GIVEN DATA:
☆ ☆ ☆
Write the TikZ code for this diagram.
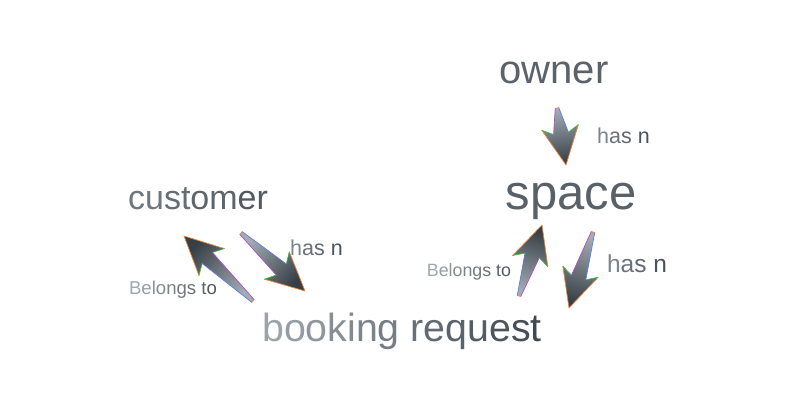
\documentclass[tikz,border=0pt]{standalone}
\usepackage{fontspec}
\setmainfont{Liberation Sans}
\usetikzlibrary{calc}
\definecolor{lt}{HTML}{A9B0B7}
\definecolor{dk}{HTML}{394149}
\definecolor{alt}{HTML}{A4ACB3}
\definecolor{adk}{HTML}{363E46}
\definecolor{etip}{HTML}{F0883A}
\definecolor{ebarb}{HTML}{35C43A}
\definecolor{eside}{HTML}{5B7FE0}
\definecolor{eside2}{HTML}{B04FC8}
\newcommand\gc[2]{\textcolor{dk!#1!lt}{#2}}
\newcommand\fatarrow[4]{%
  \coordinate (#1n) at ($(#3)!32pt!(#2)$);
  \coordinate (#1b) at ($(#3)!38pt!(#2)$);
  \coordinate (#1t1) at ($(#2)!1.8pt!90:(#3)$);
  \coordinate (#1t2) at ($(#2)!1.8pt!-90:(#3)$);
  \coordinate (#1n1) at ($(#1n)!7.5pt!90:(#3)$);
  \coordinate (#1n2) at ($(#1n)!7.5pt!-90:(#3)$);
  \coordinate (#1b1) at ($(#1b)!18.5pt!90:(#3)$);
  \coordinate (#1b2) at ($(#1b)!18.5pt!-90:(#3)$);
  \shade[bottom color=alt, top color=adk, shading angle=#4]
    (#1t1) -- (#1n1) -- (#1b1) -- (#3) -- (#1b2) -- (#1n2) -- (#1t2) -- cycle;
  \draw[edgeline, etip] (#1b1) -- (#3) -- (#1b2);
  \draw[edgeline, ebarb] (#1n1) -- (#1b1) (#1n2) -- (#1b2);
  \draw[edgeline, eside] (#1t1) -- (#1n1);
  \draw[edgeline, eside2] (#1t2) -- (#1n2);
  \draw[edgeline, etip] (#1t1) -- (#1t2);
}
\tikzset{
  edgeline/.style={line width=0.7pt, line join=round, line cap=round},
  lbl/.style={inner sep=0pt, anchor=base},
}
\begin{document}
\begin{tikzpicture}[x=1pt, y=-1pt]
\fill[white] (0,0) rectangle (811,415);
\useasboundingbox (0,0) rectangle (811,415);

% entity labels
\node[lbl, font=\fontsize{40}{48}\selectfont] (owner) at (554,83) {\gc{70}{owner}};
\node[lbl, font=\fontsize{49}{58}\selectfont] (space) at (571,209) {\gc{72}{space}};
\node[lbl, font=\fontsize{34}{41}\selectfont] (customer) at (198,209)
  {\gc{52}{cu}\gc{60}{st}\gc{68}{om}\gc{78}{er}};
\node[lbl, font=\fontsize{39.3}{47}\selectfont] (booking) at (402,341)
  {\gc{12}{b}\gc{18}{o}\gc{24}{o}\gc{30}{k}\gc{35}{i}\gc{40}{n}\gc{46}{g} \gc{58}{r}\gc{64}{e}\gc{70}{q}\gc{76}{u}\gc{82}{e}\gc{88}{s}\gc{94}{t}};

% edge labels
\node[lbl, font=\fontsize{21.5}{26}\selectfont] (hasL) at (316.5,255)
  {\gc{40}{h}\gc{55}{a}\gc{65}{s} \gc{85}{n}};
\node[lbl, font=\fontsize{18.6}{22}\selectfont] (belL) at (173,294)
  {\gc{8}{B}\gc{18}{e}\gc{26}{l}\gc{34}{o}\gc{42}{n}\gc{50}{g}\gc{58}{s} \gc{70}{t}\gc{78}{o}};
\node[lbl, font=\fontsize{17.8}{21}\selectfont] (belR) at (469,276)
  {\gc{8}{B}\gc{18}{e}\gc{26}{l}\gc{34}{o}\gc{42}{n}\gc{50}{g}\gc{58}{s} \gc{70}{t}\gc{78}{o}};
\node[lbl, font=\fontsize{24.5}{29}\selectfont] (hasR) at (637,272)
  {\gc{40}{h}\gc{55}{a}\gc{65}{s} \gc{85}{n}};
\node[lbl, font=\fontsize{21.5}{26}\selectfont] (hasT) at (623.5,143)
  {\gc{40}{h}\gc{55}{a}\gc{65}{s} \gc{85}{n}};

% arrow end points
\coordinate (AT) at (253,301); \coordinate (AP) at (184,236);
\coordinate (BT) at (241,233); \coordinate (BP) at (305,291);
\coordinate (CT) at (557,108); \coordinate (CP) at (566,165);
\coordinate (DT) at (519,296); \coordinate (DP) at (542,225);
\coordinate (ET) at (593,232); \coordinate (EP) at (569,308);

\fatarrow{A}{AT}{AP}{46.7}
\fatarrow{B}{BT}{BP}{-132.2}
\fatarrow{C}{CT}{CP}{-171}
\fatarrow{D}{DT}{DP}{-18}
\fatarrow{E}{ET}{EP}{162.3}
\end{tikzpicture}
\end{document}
☆ ☆ ☆
INSTRUCTIONS TO FOLLOW: Output the lines above in full and exactly as given, omitting any pictures.

ANSWER TO THE PROBLEM:
Write the TikZ code for this diagram.
\documentclass[tikz,border=0pt]{standalone}
\usepackage{fontspec}
\setmainfont{Liberation Sans}
\usetikzlibrary{calc}
\definecolor{lt}{HTML}{A9B0B7}
\definecolor{dk}{HTML}{394149}
\definecolor{alt}{HTML}{A4ACB3}
\definecolor{adk}{HTML}{363E46}
\definecolor{etip}{HTML}{F0883A}
\definecolor{ebarb}{HTML}{35C43A}
\definecolor{eside}{HTML}{5B7FE0}
\definecolor{eside2}{HTML}{B04FC8}
\newcommand\gc[2]{\textcolor{dk!#1!lt}{#2}}
\newcommand\fatarrow[4]{%
  \coordinate (#1n) at ($(#3)!32pt!(#2)$);
  \coordinate (#1b) at ($(#3)!38pt!(#2)$);
  \coordinate (#1t1) at ($(#2)!1.8pt!90:(#3)$);
  \coordinate (#1t2) at ($(#2)!1.8pt!-90:(#3)$);
  \coordinate (#1n1) at ($(#1n)!7.5pt!90:(#3)$);
  \coordinate (#1n2) at ($(#1n)!7.5pt!-90:(#3)$);
  \coordinate (#1b1) at ($(#1b)!18.5pt!90:(#3)$);
  \coordinate (#1b2) at ($(#1b)!18.5pt!-90:(#3)$);
  \shade[bottom color=alt, top color=adk, shading angle=#4]
    (#1t1) -- (#1n1) -- (#1b1) -- (#3) -- (#1b2) -- (#1n2) -- (#1t2) -- cycle;
  \draw[edgeline, etip] (#1b1) -- (#3) -- (#1b2);
  \draw[edgeline, ebarb] (#1n1) -- (#1b1) (#1n2) -- (#1b2);
  \draw[edgeline, eside] (#1t1) -- (#1n1);
  \draw[edgeline, eside2] (#1t2) -- (#1n2);
  \draw[edgeline, etip] (#1t1) -- (#1t2);
}
\tikzset{
  edgeline/.style={line width=0.7pt, line join=round, line cap=round},
  lbl/.style={inner sep=0pt, anchor=base},
}
\begin{document}
\begin{tikzpicture}[x=1pt, y=-1pt]
\fill[white] (0,0) rectangle (811,415);
\useasboundingbox (0,0) rectangle (811,415);

% entity labels
\node[lbl, font=\fontsize{40}{48}\selectfont] (owner) at (554,83) {\gc{70}{owner}};
\node[lbl, font=\fontsize{49}{58}\selectfont] (space) at (571,209) {\gc{72}{space}};
\node[lbl, font=\fontsize{34}{41}\selectfont] (customer) at (198,209)
  {\gc{52}{cu}\gc{60}{st}\gc{68}{om}\gc{78}{er}};
\node[lbl, font=\fontsize{39.3}{47}\selectfont] (booking) at (402,341)
  {\gc{12}{b}\gc{18}{o}\gc{24}{o}\gc{30}{k}\gc{35}{i}\gc{40}{n}\gc{46}{g} \gc{58}{r}\gc{64}{e}\gc{70}{q}\gc{76}{u}\gc{82}{e}\gc{88}{s}\gc{94}{t}};

% edge labels
\node[lbl, font=\fontsize{21.5}{26}\selectfont] (hasL) at (316.5,255)
  {\gc{40}{h}\gc{55}{a}\gc{65}{s} \gc{85}{n}};
\node[lbl, font=\fontsize{18.6}{22}\selectfont] (belL) at (173,294)
  {\gc{8}{B}\gc{18}{e}\gc{26}{l}\gc{34}{o}\gc{42}{n}\gc{50}{g}\gc{58}{s} \gc{70}{t}\gc{78}{o}};
\node[lbl, font=\fontsize{17.8}{21}\selectfont] (belR) at (469,276)
  {\gc{8}{B}\gc{18}{e}\gc{26}{l}\gc{34}{o}\gc{42}{n}\gc{50}{g}\gc{58}{s} \gc{70}{t}\gc{78}{o}};
\node[lbl, font=\fontsize{24.5}{29}\selectfont] (hasR) at (637,272)
  {\gc{40}{h}\gc{55}{a}\gc{65}{s} \gc{85}{n}};
\node[lbl, font=\fontsize{21.5}{26}\selectfont] (hasT) at (623.5,143)
  {\gc{40}{h}\gc{55}{a}\gc{65}{s} \gc{85}{n}};

% arrow end points
\coordinate (AT) at (253,301); \coordinate (AP) at (184,236);
\coordinate (BT) at (241,233); \coordinate (BP) at (305,291);
\coordinate (CT) at (557,108); \coordinate (CP) at (566,165);
\coordinate (DT) at (519,296); \coordinate (DP) at (542,225);
\coordinate (ET) at (593,232); \coordinate (EP) at (569,308);

\fatarrow{A}{AT}{AP}{46.7}
\fatarrow{B}{BT}{BP}{-132.2}
\fatarrow{C}{CT}{CP}{-171}
\fatarrow{D}{DT}{DP}{-18}
\fatarrow{E}{ET}{EP}{162.3}
\end{tikzpicture}
\end{document}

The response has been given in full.